112 Acil Servis tarafından kaldırıldığı Devlet Hastanesi’nden özel bir hastaneye kendi isteğiyle sevk edilen avukat Ahmet Cem Fırat, sosyal medyada kendisinin ve avukatların ağır şekilde eleştirildiğini ifade ederek, şunları söyledi:
“Çocukların babası Maşallah A., halen 17 yıl hapis cezası aldığı cinayet suçundan Bözüyük Açık Cezaevi’nde yatmakta. Eşi Aygün A., cezaevinde eşini ziyaret etmek isterken üst aramasında 28 gram esrarla yakalanınca çıkarıldığı mahkemece tutuklanarak cezaevine konulmuş. Dosya bana geldi. Bilecik Ağır Ceza Mahkemesi’nde Aygün A, hakkında ‘Cezaevine uyuşturucu madde sokmak, uyuşturucu madde nakletmek” suçlarından 15 yıl hapis cezası istemiyle dava açıldı. Üniversite hocaları ve Yargıtay kararları doğrusunda hazırladığım savunmayla ilk duruşmada müvekkilim tahliye oldu. Yapılan yargılama sonucunda müvekkilim 2 yıl 9 ay hapis cezası aldı. İki yılın altında cezaevinde yatış olmadığından, yattığı süre de göz önüne alınınca kurtulmuş oldu ve çocuklarının yanına döndü.\"
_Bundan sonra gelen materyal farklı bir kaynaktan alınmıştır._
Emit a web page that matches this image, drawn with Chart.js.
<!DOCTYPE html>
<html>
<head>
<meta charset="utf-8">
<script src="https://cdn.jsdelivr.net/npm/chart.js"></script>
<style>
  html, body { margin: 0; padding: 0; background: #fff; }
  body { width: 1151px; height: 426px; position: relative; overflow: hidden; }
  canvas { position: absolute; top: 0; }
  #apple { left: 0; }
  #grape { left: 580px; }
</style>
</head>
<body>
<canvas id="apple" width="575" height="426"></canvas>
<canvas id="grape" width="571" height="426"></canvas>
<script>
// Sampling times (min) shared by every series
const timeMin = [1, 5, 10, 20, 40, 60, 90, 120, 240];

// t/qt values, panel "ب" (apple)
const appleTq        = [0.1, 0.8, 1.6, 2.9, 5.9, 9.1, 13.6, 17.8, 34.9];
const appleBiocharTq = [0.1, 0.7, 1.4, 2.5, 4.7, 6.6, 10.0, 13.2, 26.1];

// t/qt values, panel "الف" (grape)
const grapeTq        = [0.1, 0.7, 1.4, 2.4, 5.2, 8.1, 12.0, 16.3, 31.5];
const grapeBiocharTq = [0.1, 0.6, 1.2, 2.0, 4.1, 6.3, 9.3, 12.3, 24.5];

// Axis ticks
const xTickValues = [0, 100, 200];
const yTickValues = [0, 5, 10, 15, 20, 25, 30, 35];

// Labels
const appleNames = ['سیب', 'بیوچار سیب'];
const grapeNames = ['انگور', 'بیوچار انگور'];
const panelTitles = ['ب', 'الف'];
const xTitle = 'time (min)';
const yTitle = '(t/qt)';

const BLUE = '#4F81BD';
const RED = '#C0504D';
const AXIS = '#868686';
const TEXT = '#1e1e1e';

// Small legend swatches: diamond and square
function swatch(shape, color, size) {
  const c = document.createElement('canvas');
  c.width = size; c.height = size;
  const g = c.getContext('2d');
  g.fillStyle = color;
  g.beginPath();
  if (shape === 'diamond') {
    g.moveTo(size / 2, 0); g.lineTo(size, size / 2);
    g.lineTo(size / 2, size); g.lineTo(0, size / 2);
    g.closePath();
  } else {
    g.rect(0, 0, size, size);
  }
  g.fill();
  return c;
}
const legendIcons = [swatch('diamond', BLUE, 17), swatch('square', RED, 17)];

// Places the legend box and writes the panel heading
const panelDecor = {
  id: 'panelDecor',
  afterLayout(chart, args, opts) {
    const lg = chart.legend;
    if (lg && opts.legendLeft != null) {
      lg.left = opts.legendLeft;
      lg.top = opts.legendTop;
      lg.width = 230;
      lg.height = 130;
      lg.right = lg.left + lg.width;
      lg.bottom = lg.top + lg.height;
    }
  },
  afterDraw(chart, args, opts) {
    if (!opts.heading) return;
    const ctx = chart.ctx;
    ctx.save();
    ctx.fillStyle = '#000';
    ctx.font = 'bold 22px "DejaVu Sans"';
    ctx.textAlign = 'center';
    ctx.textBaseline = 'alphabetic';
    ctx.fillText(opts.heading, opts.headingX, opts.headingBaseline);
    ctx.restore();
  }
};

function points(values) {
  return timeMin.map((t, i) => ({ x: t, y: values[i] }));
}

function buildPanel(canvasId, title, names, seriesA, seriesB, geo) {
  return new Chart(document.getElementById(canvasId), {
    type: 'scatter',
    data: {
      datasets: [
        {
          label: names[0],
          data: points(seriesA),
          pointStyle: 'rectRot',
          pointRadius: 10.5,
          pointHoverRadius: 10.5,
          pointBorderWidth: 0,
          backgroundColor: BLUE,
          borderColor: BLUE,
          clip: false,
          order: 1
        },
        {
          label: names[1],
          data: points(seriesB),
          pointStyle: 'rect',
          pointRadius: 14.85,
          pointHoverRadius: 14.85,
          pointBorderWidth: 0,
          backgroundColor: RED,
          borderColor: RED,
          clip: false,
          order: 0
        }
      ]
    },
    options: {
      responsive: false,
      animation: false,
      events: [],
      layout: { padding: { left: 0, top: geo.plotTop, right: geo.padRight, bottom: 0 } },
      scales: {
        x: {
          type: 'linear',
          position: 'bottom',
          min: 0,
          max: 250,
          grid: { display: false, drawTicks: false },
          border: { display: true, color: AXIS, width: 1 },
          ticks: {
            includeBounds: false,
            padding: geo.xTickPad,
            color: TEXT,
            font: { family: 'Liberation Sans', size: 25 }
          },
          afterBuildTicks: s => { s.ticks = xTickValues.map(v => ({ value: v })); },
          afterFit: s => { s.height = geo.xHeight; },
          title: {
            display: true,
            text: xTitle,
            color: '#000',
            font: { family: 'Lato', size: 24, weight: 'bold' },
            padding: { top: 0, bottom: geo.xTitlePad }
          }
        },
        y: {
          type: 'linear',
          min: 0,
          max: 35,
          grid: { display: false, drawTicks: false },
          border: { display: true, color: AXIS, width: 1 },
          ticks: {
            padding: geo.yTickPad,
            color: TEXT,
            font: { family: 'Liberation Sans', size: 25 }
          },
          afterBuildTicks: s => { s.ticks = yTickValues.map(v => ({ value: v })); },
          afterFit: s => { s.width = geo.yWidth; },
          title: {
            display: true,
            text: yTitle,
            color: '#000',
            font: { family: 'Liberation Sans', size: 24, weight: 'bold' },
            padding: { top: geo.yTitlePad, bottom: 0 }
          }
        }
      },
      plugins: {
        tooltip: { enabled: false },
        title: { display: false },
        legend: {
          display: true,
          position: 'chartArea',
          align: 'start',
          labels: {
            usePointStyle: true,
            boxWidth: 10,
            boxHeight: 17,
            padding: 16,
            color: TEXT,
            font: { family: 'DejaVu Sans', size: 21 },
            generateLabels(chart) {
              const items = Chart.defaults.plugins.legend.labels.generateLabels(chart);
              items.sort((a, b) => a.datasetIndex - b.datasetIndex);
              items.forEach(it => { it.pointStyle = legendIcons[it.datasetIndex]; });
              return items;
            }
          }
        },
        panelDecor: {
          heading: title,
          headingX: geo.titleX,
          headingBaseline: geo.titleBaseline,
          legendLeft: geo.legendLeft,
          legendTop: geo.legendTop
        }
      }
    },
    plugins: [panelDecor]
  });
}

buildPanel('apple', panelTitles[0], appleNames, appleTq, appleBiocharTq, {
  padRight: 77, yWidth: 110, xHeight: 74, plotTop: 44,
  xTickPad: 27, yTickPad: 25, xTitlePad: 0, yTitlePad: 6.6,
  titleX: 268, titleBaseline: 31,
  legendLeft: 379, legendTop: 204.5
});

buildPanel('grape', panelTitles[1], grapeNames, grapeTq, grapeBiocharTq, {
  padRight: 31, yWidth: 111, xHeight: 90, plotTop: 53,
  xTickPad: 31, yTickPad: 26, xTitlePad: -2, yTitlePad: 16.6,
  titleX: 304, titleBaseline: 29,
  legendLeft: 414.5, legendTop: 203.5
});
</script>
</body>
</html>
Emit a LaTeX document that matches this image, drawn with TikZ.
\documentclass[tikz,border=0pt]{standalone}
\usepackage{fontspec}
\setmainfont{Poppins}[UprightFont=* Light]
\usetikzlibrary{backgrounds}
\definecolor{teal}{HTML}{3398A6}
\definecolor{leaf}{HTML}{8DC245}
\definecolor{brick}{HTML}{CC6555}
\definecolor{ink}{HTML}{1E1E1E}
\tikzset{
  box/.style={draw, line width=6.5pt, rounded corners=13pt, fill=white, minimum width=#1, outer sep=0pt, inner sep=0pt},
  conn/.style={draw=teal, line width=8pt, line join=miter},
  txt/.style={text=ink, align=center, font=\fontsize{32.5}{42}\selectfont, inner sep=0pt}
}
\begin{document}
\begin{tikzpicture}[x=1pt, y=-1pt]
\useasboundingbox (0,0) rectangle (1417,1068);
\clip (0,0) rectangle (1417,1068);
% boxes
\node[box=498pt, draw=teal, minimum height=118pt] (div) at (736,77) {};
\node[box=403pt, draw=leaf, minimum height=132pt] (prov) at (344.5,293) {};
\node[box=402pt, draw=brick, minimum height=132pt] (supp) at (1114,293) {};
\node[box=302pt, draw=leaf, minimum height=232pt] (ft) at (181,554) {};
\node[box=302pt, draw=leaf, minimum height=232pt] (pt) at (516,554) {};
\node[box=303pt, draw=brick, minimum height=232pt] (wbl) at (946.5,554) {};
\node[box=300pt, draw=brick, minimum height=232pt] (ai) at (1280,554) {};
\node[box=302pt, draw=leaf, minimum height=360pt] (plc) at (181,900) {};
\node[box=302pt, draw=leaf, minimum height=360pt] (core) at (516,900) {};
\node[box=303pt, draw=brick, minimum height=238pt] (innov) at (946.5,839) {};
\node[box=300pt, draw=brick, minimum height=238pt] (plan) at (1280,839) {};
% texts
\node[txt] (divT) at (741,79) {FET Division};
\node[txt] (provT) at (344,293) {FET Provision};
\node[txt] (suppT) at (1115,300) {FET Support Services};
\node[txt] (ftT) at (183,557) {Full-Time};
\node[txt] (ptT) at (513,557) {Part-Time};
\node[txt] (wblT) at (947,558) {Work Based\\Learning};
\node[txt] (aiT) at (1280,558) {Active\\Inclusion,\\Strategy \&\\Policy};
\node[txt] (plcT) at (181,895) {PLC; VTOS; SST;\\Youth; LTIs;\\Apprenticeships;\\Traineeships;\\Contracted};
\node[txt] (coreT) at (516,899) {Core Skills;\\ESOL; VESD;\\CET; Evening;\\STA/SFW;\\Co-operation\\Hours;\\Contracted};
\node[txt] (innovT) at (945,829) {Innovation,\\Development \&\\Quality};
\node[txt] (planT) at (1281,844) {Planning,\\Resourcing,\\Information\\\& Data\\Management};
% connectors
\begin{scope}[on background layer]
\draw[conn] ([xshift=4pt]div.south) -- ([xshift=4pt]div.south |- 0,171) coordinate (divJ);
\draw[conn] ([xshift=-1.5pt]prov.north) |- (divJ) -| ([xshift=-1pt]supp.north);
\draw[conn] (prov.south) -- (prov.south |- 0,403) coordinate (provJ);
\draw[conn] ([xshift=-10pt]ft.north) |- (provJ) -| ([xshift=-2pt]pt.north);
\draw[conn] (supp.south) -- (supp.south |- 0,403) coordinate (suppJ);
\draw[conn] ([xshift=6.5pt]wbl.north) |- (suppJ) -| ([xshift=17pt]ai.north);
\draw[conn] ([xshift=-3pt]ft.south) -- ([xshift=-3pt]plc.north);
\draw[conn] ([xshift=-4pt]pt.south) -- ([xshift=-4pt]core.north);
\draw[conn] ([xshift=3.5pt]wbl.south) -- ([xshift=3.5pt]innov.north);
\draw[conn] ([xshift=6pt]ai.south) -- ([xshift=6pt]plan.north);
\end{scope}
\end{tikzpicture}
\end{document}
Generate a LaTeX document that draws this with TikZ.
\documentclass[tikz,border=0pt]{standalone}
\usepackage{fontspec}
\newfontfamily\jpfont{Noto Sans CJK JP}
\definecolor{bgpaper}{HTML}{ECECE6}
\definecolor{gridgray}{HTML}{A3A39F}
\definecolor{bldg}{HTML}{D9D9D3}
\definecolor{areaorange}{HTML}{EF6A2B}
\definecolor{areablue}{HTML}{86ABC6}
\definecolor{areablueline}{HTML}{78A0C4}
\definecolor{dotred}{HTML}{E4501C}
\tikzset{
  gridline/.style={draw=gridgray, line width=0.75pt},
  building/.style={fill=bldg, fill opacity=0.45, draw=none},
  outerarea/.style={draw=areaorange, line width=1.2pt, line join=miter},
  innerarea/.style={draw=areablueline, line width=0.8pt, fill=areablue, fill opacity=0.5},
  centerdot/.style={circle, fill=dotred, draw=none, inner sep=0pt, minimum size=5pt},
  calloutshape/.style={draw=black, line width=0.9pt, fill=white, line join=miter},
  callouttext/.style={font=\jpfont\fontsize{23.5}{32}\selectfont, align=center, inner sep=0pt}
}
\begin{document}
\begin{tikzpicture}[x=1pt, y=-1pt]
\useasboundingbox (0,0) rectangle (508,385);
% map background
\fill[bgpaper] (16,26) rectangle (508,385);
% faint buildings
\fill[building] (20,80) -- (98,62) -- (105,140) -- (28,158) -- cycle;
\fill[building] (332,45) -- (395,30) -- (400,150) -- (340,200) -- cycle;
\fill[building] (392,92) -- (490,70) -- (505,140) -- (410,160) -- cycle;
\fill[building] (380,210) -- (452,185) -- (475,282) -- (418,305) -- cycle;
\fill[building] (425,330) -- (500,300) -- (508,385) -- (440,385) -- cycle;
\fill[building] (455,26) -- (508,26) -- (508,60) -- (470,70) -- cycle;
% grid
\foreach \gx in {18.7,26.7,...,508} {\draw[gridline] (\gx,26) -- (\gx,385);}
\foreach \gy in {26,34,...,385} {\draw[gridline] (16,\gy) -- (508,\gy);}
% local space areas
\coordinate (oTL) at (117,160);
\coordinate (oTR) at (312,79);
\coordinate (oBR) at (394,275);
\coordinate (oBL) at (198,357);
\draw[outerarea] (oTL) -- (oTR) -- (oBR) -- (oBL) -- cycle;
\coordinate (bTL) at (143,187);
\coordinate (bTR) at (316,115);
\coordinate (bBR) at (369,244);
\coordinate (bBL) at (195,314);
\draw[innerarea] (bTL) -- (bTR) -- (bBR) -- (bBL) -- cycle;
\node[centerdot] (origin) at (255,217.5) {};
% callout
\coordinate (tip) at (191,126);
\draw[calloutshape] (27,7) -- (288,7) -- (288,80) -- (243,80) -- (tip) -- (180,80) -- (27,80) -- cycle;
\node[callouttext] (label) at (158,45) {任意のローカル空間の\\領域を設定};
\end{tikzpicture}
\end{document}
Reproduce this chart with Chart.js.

Cezaevinde bulunan Maşallah A.’nın, eşinin serbest kalmasının ardından çocuklarını 10 bin lira para istemek üzere bürosuna gönderdiğini belirten Ahmet Cem Fırat, “Çocukların bir tanesi benden 10 bin lira isteyince, ben de ne parası diyerek geri gönderdim. Ertesi gün taksiden inip büromun bulunduğu iş merkezine girmek üzereyken bacaklarımda acı hissettim. Bacaklarımdan kan boşalmaya başladı. Olay yerine gelen ambulansla beni hastaneye kaldırdılar. O gün büroma postacının getirdiği Maşallah A., cezaevinden gönderdiği mektubunda, ‘Sen ne yaptın bu dava böyle bitecekti’ diyerek 10 bin liranın yerine bu kez 30 bin lira istediğini okudum. Mektup ve Aygün A.’nın yargılanmasıyla ilgili dosya cumhuriyet savcısına teslim edildi. Ben Aygün A.’yı cezaevinden kurtarıp, çocuklarının başına gönderirken, çocuklarının bana yaptığına inanamıyorum. Eğer bıçak sağ bacağımda bir santim daha ileriye gitmiş olsaydı, şu anda hayata olmayacaktım” dedi.
Fırat, olaydan sonra çocukların annesinin kendisine cep telefonu ile mesaj gönderdiğini ve özür dilediğini sözlerine ekledi.